> _Required task_
Pictures stay out. Extract the lines below from the first one through the line with "0.6827, 0.6802, 0.6590, 0.6615, 0.6604, 0.6534, 0.6872]", both included.

> _Information shown_
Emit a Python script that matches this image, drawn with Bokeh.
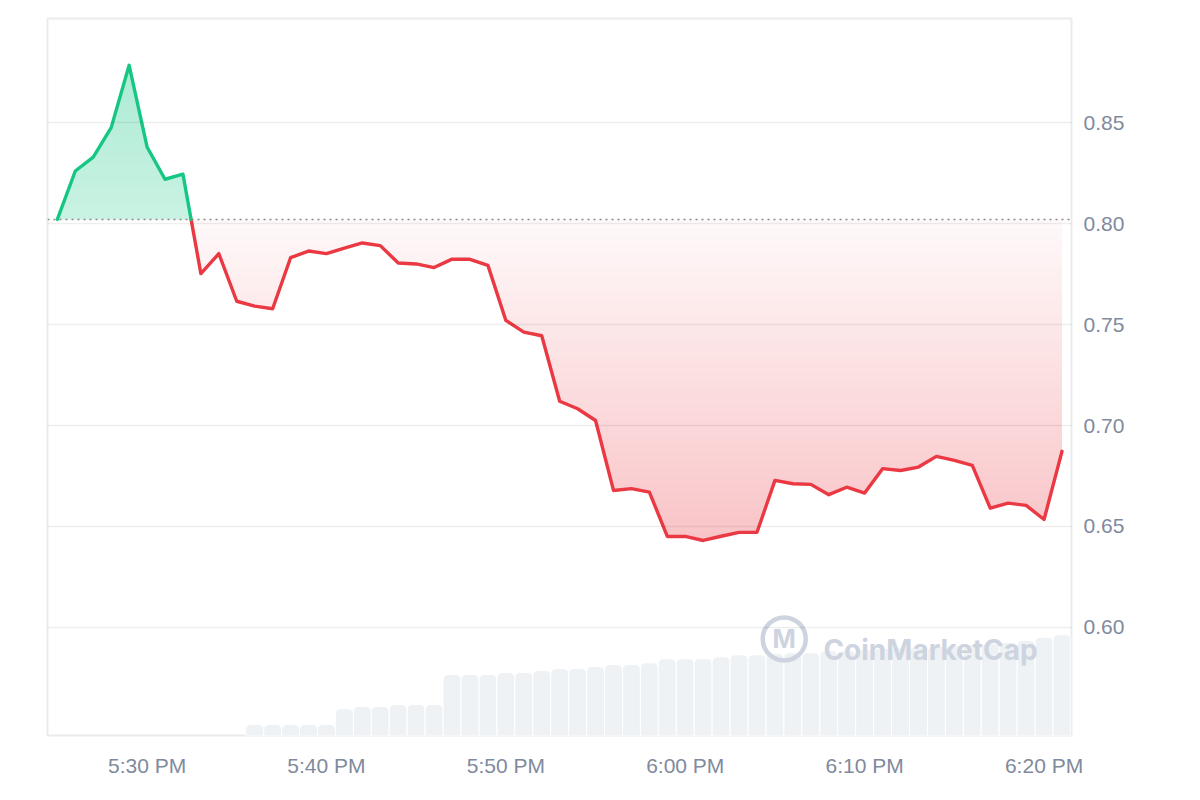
import numpy as np
from bokeh.plotting import figure
from bokeh.models import (Range1d, FixedTicker, CustomJSTickFormatter, Span, Label,
                          PrintfTickFormatter)
from bokeh.embed import file_html
from bokeh.resources import INLINE

# ---------------- data ----------------
price_start = "2024-01-01T17:25"          # one price per minute
prices = [0.8022, 0.8262, 0.8331, 0.8477, 0.8786, 0.8381, 0.8221, 0.8246, 0.7753, 0.7852,
          0.7616, 0.7592, 0.7579, 0.7832, 0.7865, 0.7852, 0.7880, 0.7905, 0.7892, 0.7806,
          0.7801, 0.7783, 0.7825, 0.7824, 0.7794, 0.7521, 0.7463, 0.7445, 0.7120, 0.7083,
          0.7025, 0.6678, 0.6687, 0.6670, 0.6450, 0.6450, 0.6430, 0.6451, 0.6470, 0.6471,
          0.6728, 0.6711, 0.6708, 0.6657, 0.6694, 0.6665, 0.6786, 0.6777, 0.6794, 0.6847,
          0.6827, 0.6802, 0.6590, 0.6615, 0.6604, 0.6534, 0.6872]

volume_start = "2024-01-01T17:36"         # one volume bar per minute
volumes = [11, 11, 11, 11, 11, 26.7, 29, 29, 31, 31, 31,
           61, 61, 61, 63, 63, 65, 67, 67, 69, 71, 71, 72.7,
           76.7, 76.7, 76.7, 78.7, 80.7, 80.7, 82, 82.7, 82.7, 84.7, 84.7,
           86, 87, 87.5, 88, 89, 90, 91, 92, 93, 95, 98.3, 100.7]

y_ticks = [0.60, 0.65, 0.70, 0.75, 0.80, 0.85]
x_tick_times = ["2024-01-01T17:30", "2024-01-01T17:40", "2024-01-01T17:50",
                "2024-01-01T18:00", "2024-01-01T18:10", "2024-01-01T18:20"]

GREEN = (22, 199, 132)
RED = (234, 57, 67)
LABEL = "#808a9d"
WM = "#cdd4df"

def to_ms(arr):
    return np.asarray(arr, dtype="datetime64[ms]").astype(np.int64).astype(float)

def tint(rgb, a):
    r, g, b = (round(255 - a * (255 - c)) for c in rgb)
    return f"#{r:02x}{g:02x}{b:02x}"

MIN = 60000.0
px = to_ms(np.datetime64(price_start) + np.arange(len(prices)) * np.timedelta64(1, "m"))
py = np.array(prices, dtype=float)
vx = to_ms(np.datetime64(volume_start) + np.arange(len(volumes)) * np.timedelta64(1, "m"))
base = float(py[0])

def refine(x, y, levels):
    """insert the exact crossing points of the polyline with given levels"""
    xs, ys = [x[0]], [y[0]]
    for i in range(len(x) - 1):
        x0, y0, x1, y1 = x[i], y[i], x[i + 1], y[i + 1]
        ts = []
        for L in levels:
            if (y0 - L) * (y1 - L) < 0:
                ts.append((L - y0) / (y1 - y0))
        for t in sorted(ts):
            xs.append(x0 + t * (x1 - x0))
            ys.append(y0 + t * (y1 - y0))
        xs.append(x1)
        ys.append(y1)
    return np.array(xs), np.array(ys)

# ---------------- figure ----------------
p = figure(width=1192, height=792, x_axis_type="datetime", y_axis_location="right",
           x_range=Range1d(float(px[0] - 0.55 * MIN), float(px[-1] + 0.53 * MIN)),
           y_range=Range1d(0.5463, 0.9018),
           output_backend="svg", toolbar_location=None,
           min_border_left=47, min_border_right=121, min_border_top=18, min_border_bottom=57,
           background_fill_color="white", border_fill_color="white",
           outline_line_color="#ebebeb", outline_line_width=2)
p.extra_y_ranges = {"vol": Range1d(0, 716.7)}

# volume bars
p.vbar(x=vx, top=volumes, bottom=0, width=MIN, y_range_name="vol",
       fill_color="#eff2f5", line_color="white", line_width=1,
       border_radius=(5, 5, 0, 0))

# gradient fills (nested opaque layers, lighter near the baseline)
N = 40
ymax, ymin = py.max(), py.min()
levels_g = base + (ymax - base) * np.arange(N) / N
levels_r = base - (base - ymin) * np.arange(N) / N
xf, yf = refine(px, py, list(levels_g) + list(levels_r))

for k, a in enumerate(levels_g):
    col = tint(GREEN, 0.23 + 0.12 * (k + 0.5) / N)
    p.varea(x=xf, y1=np.full_like(yf, a), y2=np.maximum(yf, a),
            fill_color=col, fill_alpha=1.0)
for k, a in enumerate(levels_r):
    col = tint(RED, 0.03 + 0.27 * (k + 0.5) / N)
    p.varea(x=xf, y1=np.minimum(yf, a), y2=np.full_like(yf, a),
            fill_color=col, fill_alpha=1.0)

# watermark
wm_logo_x = float(to_ms(np.datetime64("2024-01-01T18:05:31")))
wm_text_x = float(to_ms(np.datetime64("2024-01-01T18:07:42")))
p.scatter(x=[wm_logo_x], y=[0.5942], marker="circle", size=43, fill_color=None,
          line_color=WM, line_width=4.5)
p.add_layout(Label(x=wm_logo_x, y=0.5942, text="M", text_align="center",
                   text_baseline="middle", text_font="Inter", text_font_style="bold",
                   text_font_size="25px", text_color=WM))
p.add_layout(Label(x=wm_text_x, y=0.5888, text="CoinMarketCap", text_align="left",
                   text_baseline="alphabetic", text_font="Inter", text_font_style="bold",
                   text_font_size="28px", text_color=WM))

# baseline (opening price)
span = Span(location=base, dimension="width", line_color="#8a8a8a",
            line_width=1.5, line_dash="2 4")
p.add_layout(span)

# price line, coloured by side of baseline
xl, yl = refine(px, py, [base])
yg = np.where(yl >= base - 1e-12, yl, np.nan)
yr = np.where(yl <= base + 1e-12, yl, np.nan)
p.line(xl, yr, line_color=tint(RED, 1), line_width=3.4, line_join="round", line_cap="round")
p.line(xl, yg, line_color=tint(GREEN, 1), line_width=3.4, line_join="round", line_cap="round")

# axes & grid
p.xgrid.visible = False
p.ygrid.grid_line_color = "#000000"
p.ygrid.grid_line_alpha = 0.065
p.ygrid.grid_line_width = 1.5
p.ygrid.level = "overlay"
for ax in (p.xaxis[0], p.yaxis[0]):
    ax.axis_line_color = None
    ax.major_tick_line_color = None
    ax.minor_tick_line_color = None
    ax.major_label_text_color = LABEL
    ax.major_label_text_font = "Liberation Sans"
    ax.major_label_text_font_size = "21px"

p.yaxis.ticker = FixedTicker(ticks=y_ticks)
p.yaxis.formatter = PrintfTickFormatter(format="%.2f")
p.yaxis.major_label_standoff = 6

p.xaxis.ticker = FixedTicker(ticks=[float(t) for t in to_ms(np.array(x_tick_times, dtype="datetime64[m]"))])
p.xaxis.formatter = CustomJSTickFormatter(code="""
    const d = new Date(tick);
    let h = d.getUTCHours();
    const m = d.getUTCMinutes();
    const ap = h >= 12 ? 'PM' : 'AM';
    h = h % 12; if (h == 0) { h = 12; }
    return h + ':' + String(m).padStart(2, '0') + ' ' + ap;
""")
p.xaxis.major_label_standoff = 12

open("out.html", "w").write(file_html(p, INLINE))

> _Written solution_
Emit a Python script that matches this image, drawn with Bokeh.
import numpy as np
from bokeh.plotting import figure
from bokeh.models import (Range1d, FixedTicker, CustomJSTickFormatter, Span, Label,
                          PrintfTickFormatter)
from bokeh.embed import file_html
from bokeh.resources import INLINE

# ---------------- data ----------------
price_start = "2024-01-01T17:25"          # one price per minute
prices = [0.8022, 0.8262, 0.8331, 0.8477, 0.8786, 0.8381, 0.8221, 0.8246, 0.7753, 0.7852,
          0.7616, 0.7592, 0.7579, 0.7832, 0.7865, 0.7852, 0.7880, 0.7905, 0.7892, 0.7806,
          0.7801, 0.7783, 0.7825, 0.7824, 0.7794, 0.7521, 0.7463, 0.7445, 0.7120, 0.7083,
          0.7025, 0.6678, 0.6687, 0.6670, 0.6450, 0.6450, 0.6430, 0.6451, 0.6470, 0.6471,
          0.6728, 0.6711, 0.6708, 0.6657, 0.6694, 0.6665, 0.6786, 0.6777, 0.6794, 0.6847,
          0.6827, 0.6802, 0.6590, 0.6615, 0.6604, 0.6534, 0.6872]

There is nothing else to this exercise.